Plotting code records
-- start --

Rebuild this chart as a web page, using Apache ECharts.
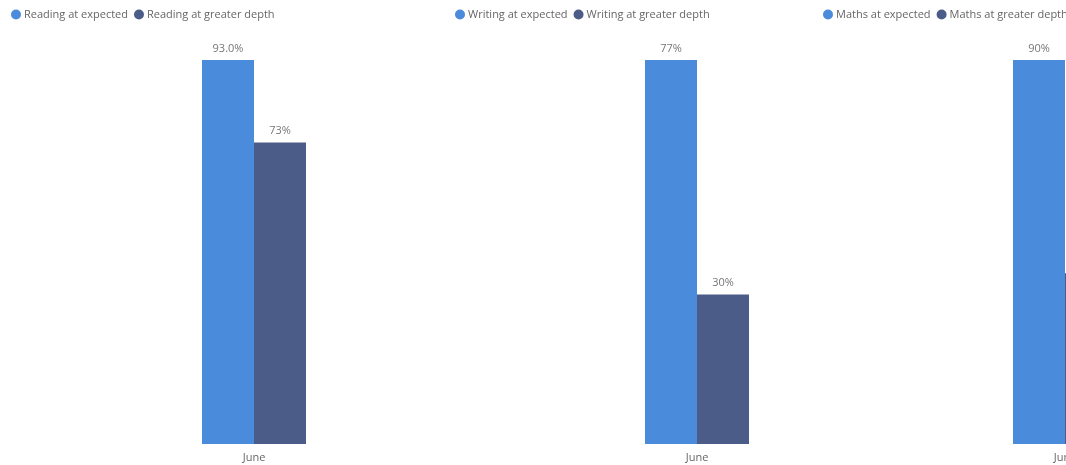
<!DOCTYPE html>
<html>
<head>
<meta charset="utf-8">
<style>
  html, body { margin: 0; padding: 0; background: #fff; }
  #chart { width: 1066px; height: 465px; }
</style>
<script src="https://cdn.jsdelivr.net/npm/echarts@6/dist/echarts.min.js"></script>
</head>
<body>
<div id="chart"></div>
<script>
// data
var months = ['June'];
var subjects = ['Reading', 'Writing', 'Maths'];
var atExpected = [93.0, 77, 90];
var atGreaterDepth = [73, 30, 40];
// decimals shown on the value labels (Reading expected shows one decimal)
var expectedDecimals = [1, 0, 0];
var depthDecimals = [0, 0, 0];

var colExpected = '#4A8BDC';
var colDepth = '#4B5C88';
var fontFam = '"Open Sans", "Noto Sans", sans-serif';

// panel placement (left edge of legend, left edge of plot area)
var legendLeft = [6, 450, 818];
var gridLeft = [65, 508, 876];
var gridWidth = 378;

var chart = echarts.init(document.getElementById('chart'));

var grids = [], xAxes = [], yAxes = [], legends = [], series = [];

var makeLabel = function (d) {
    return {
        show: true, position: 'top', distance: 6,
        color: '#777', fontSize: 11, fontFamily: fontFam,
        formatter: function (p) { return p.value.toFixed(d) + '%'; }
    };
};

subjects.forEach(function (subj, i) {
    grids.push({
        left: gridLeft[i], right: 1066 - gridLeft[i] - gridWidth,
        top: 60, bottom: 21, outerBoundsMode: 'none'
    });
    xAxes.push({
        type: 'category', gridIndex: i, data: months,
        axisLine: {show: false}, axisTick: {show: false},
        axisLabel: {color: '#666', fontSize: 11, fontFamily: fontFam, margin: 8}
    });
    yAxes.push({
        type: 'value', gridIndex: i, min: 0,
        max: Math.max(atExpected[i], atGreaterDepth[i]),
        show: false, splitLine: {show: false}
    });
    var nameExp = subj + ' at expected';
    var nameDep = subj + ' at greater depth';
    legends.push({
        left: legendLeft[i], top: 4, width: 320,
        icon: 'circle', itemWidth: 10, itemHeight: 10, itemGap: 6,
        textStyle: {color: '#666', fontSize: 11, fontFamily: fontFam, padding: [0, 0, 0, -2]},
        data: [nameExp, nameDep]
    });
    series.push({
        name: nameExp, type: 'bar', xAxisIndex: i, yAxisIndex: i,
        barWidth: 52, barGap: '0%',
        itemStyle: {color: colExpected},
        label: makeLabel(expectedDecimals[i]),
        data: [atExpected[i]]
    });
    series.push({
        name: nameDep, type: 'bar', xAxisIndex: i, yAxisIndex: i,
        barWidth: 52, barGap: '0%',
        itemStyle: {color: colDepth},
        label: makeLabel(depthDecimals[i]),
        data: [atGreaterDepth[i]]
    });
});

chart.setOption({
    animation: false,
    legend: legends,
    grid: grids,
    xAxis: xAxes,
    yAxis: yAxes,
    series: series
});
</script>
</body>
</html>
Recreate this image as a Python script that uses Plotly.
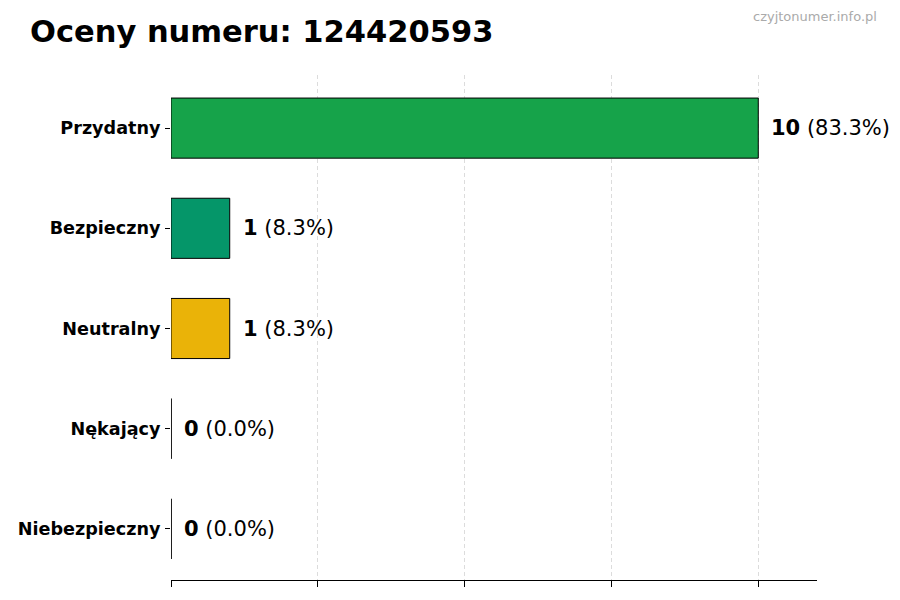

-- end --

**To be done:** Your task is to return the lines above, from the first one up to and including the line containing "var depthDecimals = [0, 0, 0];", minus any pictures.

**Finished exercise:**
Rebuild this chart as a web page, using Apache ECharts.
<!DOCTYPE html>
<html>
<head>
<meta charset="utf-8">
<style>
  html, body { margin: 0; padding: 0; background: #fff; }
  #chart { width: 1066px; height: 465px; }
</style>
<script src="https://cdn.jsdelivr.net/npm/echarts@6/dist/echarts.min.js"></script>
</head>
<body>
<div id="chart"></div>
<script>
// data
var months = ['June'];
var subjects = ['Reading', 'Writing', 'Maths'];
var atExpected = [93.0, 77, 90];
var atGreaterDepth = [73, 30, 40];
// decimals shown on the value labels (Reading expected shows one decimal)
var expectedDecimals = [1, 0, 0];
var depthDecimals = [0, 0, 0];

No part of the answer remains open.